The overlaps $\langle \mathbf{1}_E | \xi^{(\alpha)} \rangle$ and $\langle \mathbf{1}_I | \xi^{(\alpha)} \rangle$ measure the imbalance of the memory within each population. The perturbation vanishes — and the memory remains an exact fixed point — if and only if both overlaps are zero:

$$\langle \mathbf{1}_E | \xi^{(\alpha)} \rangle = 0 \qquad \text{and} \qquad \langle \mathbf{1}_I | \xi^{(\alpha)} \rangle = 0$$

That is, the memory must be independently balanced within the excitatory and inhibitory populations. This recovers the constraints from §6–7:

$$\langle \mathbf{1}_E | \xi^{(\alpha)} \rangle = 0,\; \langle \mathbf{1}_I | \xi^{(\alpha)} \rangle = 0 \;\;\Longleftrightarrow\;\; \langle \mathbf{1} | \xi^{(\alpha)} \rangle = 0 \;\;\text{and}\;\; \langle \mathbf{1}_{+-} | \xi^{(\alpha)} \rangle = 0$$

When balance breaks

When $\langle \mathbf{1}_E | \xi^{(\alpha)} \rangle$ or $\langle \mathbf{1}_I | \xi^{(\alpha)} \rangle$ is nonzero, the perturbation injects a bias that is visible to the memory. The stability functions (§5) become neuron-dependent, and the stability number is set by the worst-case neuron (see Appendix - but I'm not sure this framing is correct). Crucially, the four coefficients contribute differently:

Reducing $c_{IE}$ or $c_{II}$ (disinhibition): weakens the restoring force on excitatory neurons, inflating their stability values while deflating those of inhibitory neurons. The basin narrows asymmetrically.
Increasing $c_{EE}$ (excess recurrent excitation): raises the global activity level. Stored patterns remain attractors but spurious high-activity states can emerge as new fixed points.
Asymmetric $c_{EI}$ and $c_{IE}$: breaks the symmetry of the weight matrix. The energy function is no longer well-defined, and the dynamics can exhibit limit cycles rather than convergence to fixed points.

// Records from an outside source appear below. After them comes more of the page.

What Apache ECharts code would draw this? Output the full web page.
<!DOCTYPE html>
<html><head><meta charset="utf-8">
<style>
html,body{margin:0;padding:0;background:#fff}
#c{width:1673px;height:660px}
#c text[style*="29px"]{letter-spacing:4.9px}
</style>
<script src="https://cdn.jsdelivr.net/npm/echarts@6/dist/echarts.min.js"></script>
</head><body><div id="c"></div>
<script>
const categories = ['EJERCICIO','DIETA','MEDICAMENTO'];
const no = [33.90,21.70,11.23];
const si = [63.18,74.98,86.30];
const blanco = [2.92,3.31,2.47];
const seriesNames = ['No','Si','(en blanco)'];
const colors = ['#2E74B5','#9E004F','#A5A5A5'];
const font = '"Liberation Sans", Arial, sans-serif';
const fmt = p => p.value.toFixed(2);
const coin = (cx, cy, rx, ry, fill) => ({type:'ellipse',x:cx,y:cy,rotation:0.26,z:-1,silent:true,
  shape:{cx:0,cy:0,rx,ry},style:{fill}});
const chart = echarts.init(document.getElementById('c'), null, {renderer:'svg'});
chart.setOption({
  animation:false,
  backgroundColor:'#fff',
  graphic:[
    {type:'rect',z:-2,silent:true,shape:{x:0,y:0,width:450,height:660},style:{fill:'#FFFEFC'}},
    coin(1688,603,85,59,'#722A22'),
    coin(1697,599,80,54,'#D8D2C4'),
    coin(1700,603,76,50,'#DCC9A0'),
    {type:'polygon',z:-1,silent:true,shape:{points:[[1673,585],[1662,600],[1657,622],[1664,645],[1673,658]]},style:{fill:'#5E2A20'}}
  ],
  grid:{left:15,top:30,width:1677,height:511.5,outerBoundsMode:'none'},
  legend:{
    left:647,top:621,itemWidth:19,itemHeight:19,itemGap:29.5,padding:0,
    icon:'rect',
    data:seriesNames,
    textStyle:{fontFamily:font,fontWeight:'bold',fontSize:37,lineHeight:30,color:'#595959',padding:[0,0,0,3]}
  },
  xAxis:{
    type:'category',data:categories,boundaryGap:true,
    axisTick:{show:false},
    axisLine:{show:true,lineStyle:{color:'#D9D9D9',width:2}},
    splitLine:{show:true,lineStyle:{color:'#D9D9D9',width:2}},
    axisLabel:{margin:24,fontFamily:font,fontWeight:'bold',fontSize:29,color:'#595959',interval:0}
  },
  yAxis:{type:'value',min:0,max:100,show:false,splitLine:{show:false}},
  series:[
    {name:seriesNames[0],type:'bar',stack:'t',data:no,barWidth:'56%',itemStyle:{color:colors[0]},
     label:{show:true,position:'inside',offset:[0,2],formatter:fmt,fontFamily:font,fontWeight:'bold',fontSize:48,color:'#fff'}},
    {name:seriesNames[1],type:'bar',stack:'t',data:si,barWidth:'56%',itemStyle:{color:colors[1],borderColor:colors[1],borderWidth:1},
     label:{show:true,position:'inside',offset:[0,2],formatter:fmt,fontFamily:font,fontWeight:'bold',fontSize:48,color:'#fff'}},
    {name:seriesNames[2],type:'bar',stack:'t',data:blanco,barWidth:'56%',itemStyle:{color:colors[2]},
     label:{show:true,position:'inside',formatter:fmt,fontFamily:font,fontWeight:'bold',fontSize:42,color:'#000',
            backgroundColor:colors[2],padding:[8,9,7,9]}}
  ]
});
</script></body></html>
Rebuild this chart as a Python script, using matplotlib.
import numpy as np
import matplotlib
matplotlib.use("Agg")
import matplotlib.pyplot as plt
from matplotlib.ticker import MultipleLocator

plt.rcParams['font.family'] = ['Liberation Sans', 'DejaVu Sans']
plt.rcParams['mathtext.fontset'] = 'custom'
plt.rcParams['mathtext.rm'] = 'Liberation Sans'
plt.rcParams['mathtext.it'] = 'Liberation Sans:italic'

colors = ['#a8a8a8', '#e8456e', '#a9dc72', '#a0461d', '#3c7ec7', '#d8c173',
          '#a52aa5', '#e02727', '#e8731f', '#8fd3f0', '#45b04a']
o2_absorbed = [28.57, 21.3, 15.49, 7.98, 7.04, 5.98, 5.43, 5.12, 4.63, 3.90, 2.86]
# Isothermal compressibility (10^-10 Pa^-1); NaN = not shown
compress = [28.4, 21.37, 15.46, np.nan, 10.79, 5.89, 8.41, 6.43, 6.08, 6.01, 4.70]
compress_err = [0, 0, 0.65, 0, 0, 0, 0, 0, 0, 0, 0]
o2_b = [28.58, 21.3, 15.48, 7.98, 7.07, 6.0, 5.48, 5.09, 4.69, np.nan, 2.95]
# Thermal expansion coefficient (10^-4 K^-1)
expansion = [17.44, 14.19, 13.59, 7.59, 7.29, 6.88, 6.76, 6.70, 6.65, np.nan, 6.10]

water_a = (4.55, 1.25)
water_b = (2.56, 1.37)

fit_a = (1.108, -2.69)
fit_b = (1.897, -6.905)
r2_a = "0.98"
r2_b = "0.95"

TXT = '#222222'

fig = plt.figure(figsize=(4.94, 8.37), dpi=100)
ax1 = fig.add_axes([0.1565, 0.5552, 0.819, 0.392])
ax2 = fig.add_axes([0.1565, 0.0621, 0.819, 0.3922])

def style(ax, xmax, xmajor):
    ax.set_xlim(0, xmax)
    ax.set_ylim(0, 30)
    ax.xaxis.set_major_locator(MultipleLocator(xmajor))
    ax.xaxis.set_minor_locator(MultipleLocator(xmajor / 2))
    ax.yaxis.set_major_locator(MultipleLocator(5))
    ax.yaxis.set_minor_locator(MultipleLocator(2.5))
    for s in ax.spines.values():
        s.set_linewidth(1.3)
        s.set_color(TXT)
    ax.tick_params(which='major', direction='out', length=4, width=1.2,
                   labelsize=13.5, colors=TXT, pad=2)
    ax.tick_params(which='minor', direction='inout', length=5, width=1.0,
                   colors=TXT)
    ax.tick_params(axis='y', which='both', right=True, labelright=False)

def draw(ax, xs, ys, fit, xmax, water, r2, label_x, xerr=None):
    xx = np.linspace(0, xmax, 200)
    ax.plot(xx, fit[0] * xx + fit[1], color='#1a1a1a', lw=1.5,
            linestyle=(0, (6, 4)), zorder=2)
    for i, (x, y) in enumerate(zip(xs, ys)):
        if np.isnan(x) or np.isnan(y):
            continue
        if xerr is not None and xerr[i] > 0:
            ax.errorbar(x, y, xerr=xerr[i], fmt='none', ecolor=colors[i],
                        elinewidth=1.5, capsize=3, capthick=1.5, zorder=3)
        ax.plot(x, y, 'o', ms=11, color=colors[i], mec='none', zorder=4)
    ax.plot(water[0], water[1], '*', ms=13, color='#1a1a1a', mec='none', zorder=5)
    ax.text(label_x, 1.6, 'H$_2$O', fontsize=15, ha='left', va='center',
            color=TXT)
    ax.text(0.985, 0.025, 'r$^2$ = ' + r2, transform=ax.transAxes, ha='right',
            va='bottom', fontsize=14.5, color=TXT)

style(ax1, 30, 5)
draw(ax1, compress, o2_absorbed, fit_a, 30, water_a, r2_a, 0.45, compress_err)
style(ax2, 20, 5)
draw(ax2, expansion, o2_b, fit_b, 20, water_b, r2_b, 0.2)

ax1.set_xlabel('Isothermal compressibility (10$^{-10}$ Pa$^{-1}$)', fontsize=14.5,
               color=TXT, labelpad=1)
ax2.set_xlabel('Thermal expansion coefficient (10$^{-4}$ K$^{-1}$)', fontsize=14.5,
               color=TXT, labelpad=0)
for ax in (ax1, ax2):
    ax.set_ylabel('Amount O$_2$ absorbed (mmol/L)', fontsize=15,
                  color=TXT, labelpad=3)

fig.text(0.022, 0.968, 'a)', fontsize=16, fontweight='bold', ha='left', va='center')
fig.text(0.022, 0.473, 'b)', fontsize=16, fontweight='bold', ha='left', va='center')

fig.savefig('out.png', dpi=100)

The E/I sweep experiments (TODO) map out these regimes numerically, measuring stability numbers and basin sizes across the four-dimensional parameter space.

Appendix

Appendix A: The Stability Number

Amari (1972) defined

$$u_i\bigl(|\sigma\rangle\bigr) = \sigma_i \left( \sum_j J_{ij}\, \sigma_j \right)$$

which is positive when neuron $i$ agrees with the dynamics at state $|\sigma\rangle$, and negative when it does not. A state is a fixed point when every $u_i$ is positive; the smallest $u_i$ controls how many neurons can be flipped before the network leaves that state.

When $|\xi^{(\alpha)}\rangle$ is an eigenvector with eigenvalue $\lambda^{(\alpha)}$, every $u_i$ is identical:

$$u_i\bigl(|\xi^{(\alpha)}\rangle\bigr) = \xi_i^{(\alpha)} \cdot \lambda^{(\alpha)} \xi_i^{(\alpha)} = \lambda^{(\alpha)}$$

The stability number — the basin radius in Hamming distance — is then

$$s = \left\lfloor \tfrac{\lambda^{(\alpha)}}{2} \right\rfloor$$

Under a perturbation with matrix entries $P_{ij}$, the uniformity breaks:

$$u_i\bigl(|\xi^{(\alpha)}\rangle\bigr) = \lambda^{(\alpha)} + \xi_i^{(\alpha)} \sum_j P_{ij}\, \xi_j^{(\alpha)}$$

The second term depends on $i$, so different neurons now have different margins. The basin radius is set by the weakest — the neuron with the smallest $u_i$. When the null-space constraints from §6–8 hold, this term vanishes and the basins are unchanged. When they are violated, the basins shrink.